It is bad to create a small population of creatures with humane values (that has positive welfare) and a large population of animals that are in pain. For instance, it is bad to create a population of animals with −75 total welfare, even if doing so allows you to create a population of humans with 50 total welfare.
Why do you believe this? I don’t. Due to wild animal suffering, this proposition implies that it would have been better if no life had appeared on Earth, assuming average human/animal welfare and the human/animal ratio don’t dramatically change in the future.

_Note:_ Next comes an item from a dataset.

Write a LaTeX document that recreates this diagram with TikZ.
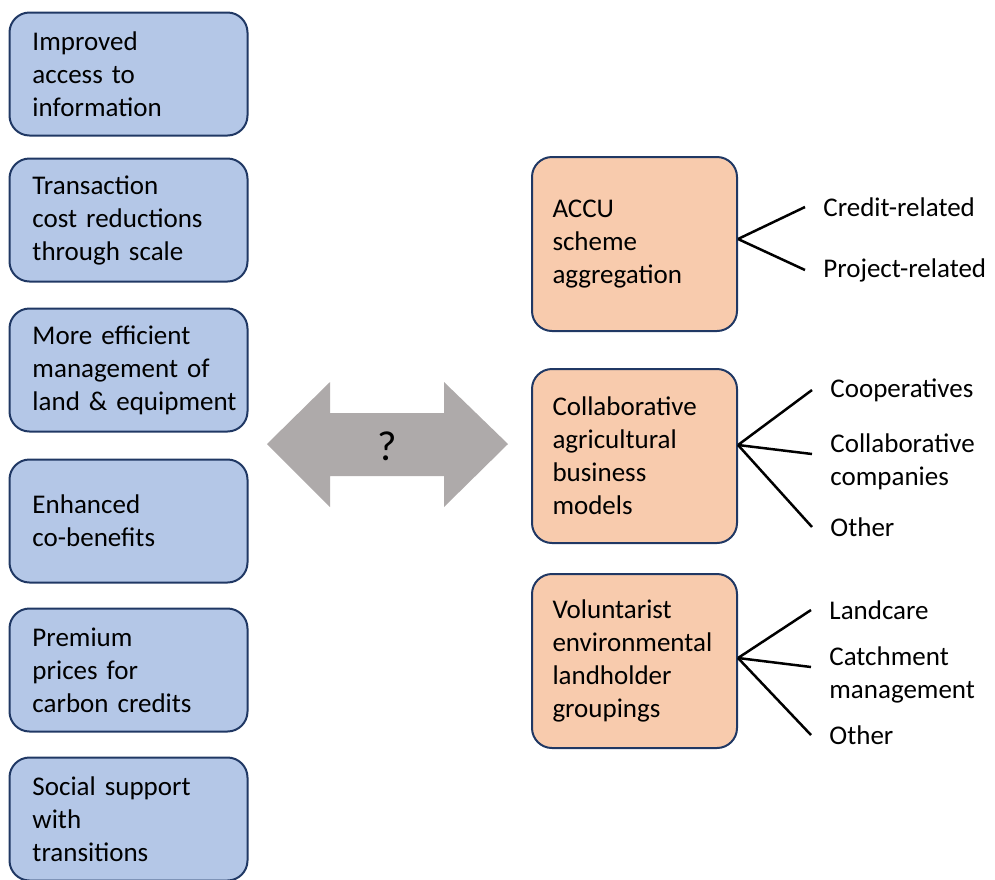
\documentclass[tikz,border=0pt]{standalone}
\usepackage{fontspec}
\setmainfont{Carlito}
\usetikzlibrary{positioning}

\definecolor{boxblue}{HTML}{B4C7E7}
\definecolor{boxpeach}{HTML}{F8CBAD}
\definecolor{boxline}{HTML}{203864}
\definecolor{arrowgrey}{HTML}{AEAAAA}

\tikzstyle{basebox} = [draw=boxline,line width=1pt,rounded corners=10pt,align=left,
  font=\fontsize{13.5}{16.5}\selectfont]
\tikzstyle{benefit} = [basebox,fill=boxblue,minimum width=118.5pt,minimum height=61.5pt,
  text width=96pt,inner xsep=11.5pt]
\tikzstyle{grouping} = [basebox,fill=boxpeach,minimum width=102.5pt,minimum height=87pt,
  text width=82pt,inner xsep=10pt]
\tikzstyle{kind} = [anchor=west,align=left,inner xsep=0pt,font=\fontsize{13.5}{16.5}\selectfont]
\tikzstyle{branch} = [draw,line width=1.25pt]

\begin{document}
\begin{tikzpicture}[x=0.5pt,y=-0.5pt]
      \useasboundingbox (0,0) rectangle (995,879);
      % benefits column
      \foreach \nodename/\y/\text in {
        info/74/{Improved\\access to\\information},
        cost/220/{Transaction\\cost reductions\\through scale},
        land/370/{More efficient\\management of\\\mbox{land \& equipment}},
        cobenefit/521/{Enhanced\\co-benefits},
        premium/670/{Premium\\prices for\\carbon credits},
        social/819/{Social support\\with\\transitions}}
      {
        \node[benefit] (\nodename) at (128.5,\y) {\text};
      };
      % two-way arrow
      \fill[arrowgrey] (267,444) -- (330,382) -- (330,413) -- (444,413) -- (444,382)
        -- (508,444) -- (444,507) -- (444,476) -- (330,476) -- (330,507) -- cycle;
      \node[font=\fontsize{21}{24}\selectfont] (query) at (387,446) {?};
      % aggregation models
      \foreach \nodename/\y/\text in {
        accu/244/{ACCU\\scheme\\aggregation},
        business/456/{Collaborative\\agricultural\\business\\models},
        volunteer/661/{Voluntarist\\environmental\\landholder\\groupings}}
      {
        \node[grouping] (\nodename) at (634.5,\y) {\text};
      };
      % sub-types
      \foreach \nodename/\x/\y/\text in {
        credit/823/207/{Credit-related},
        project/823/270/{Project-related},
        coop/830/390/{Cooperatives},
        company/830/462/{Collaborative\\companies},
        otherbus/830/527/{Other},
        landcare/829/610/{Landcare},
        catchment/829/675/{Catchment\\management},
        othervol/829/735/{Other}}
      {
        \node[kind] (\nodename) at (\x,\y) {\text};
      };
      %branches
      \coordinate (accufork) at ([yshift=2.5pt]accu.east);
      \coordinate (busfork) at ([yshift=5.5pt]business.east);
      \coordinate (volfork) at ([yshift=1.5pt]volunteer.east);
      \path
      \foreach \startnode/\endnode/\lift in {
        accufork/credit/0, accufork/project/0,
        busfork/coop/0, busfork/company/4, busfork/otherbus/0,
        volfork/landcare/0, volfork/catchment/4, volfork/othervol/0}
      {
        (\startnode) edge[branch] ([xshift=-9pt,yshift=\lift pt]\endnode.west)
      };
    \end{tikzpicture}
\end{document}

Arrow’s Theorem doesn’t say anything about strategic voting. The only reasonable non-strategic voting system I know of is random ballot (pick a random voter; they decide who wins). I’m currently trying to figure out a voting system that is based on finding the Nash equilibrium (which may be mixed) of approval voting, and this system might also be strategy-free.
When I said linear combination of utility functions, I meant that you fix the scaling factors initially and don’t change them. You could make all of them 1, for example. Your voting system (described in the last paragraph) is a combination of range voting and IRV. If everyone range votes so that their favorite gets 1 and everyone else gets −1, then it’s identical to IRV, and shares the same problems such as non-monotonicity. I suspect that you will also get non-monotonicity when votes aren’t “favorite gets 1 and everyone else gets −1”.
EDIT: I should clarify: it’s not 1 for your favorite and −1 for everyone else. It’s 1 for your favorite and close to −1 for everyone else, such that when your favorite is eliminated, it’s 1 for your next favorite and close to −1 for everyone else after rescaling.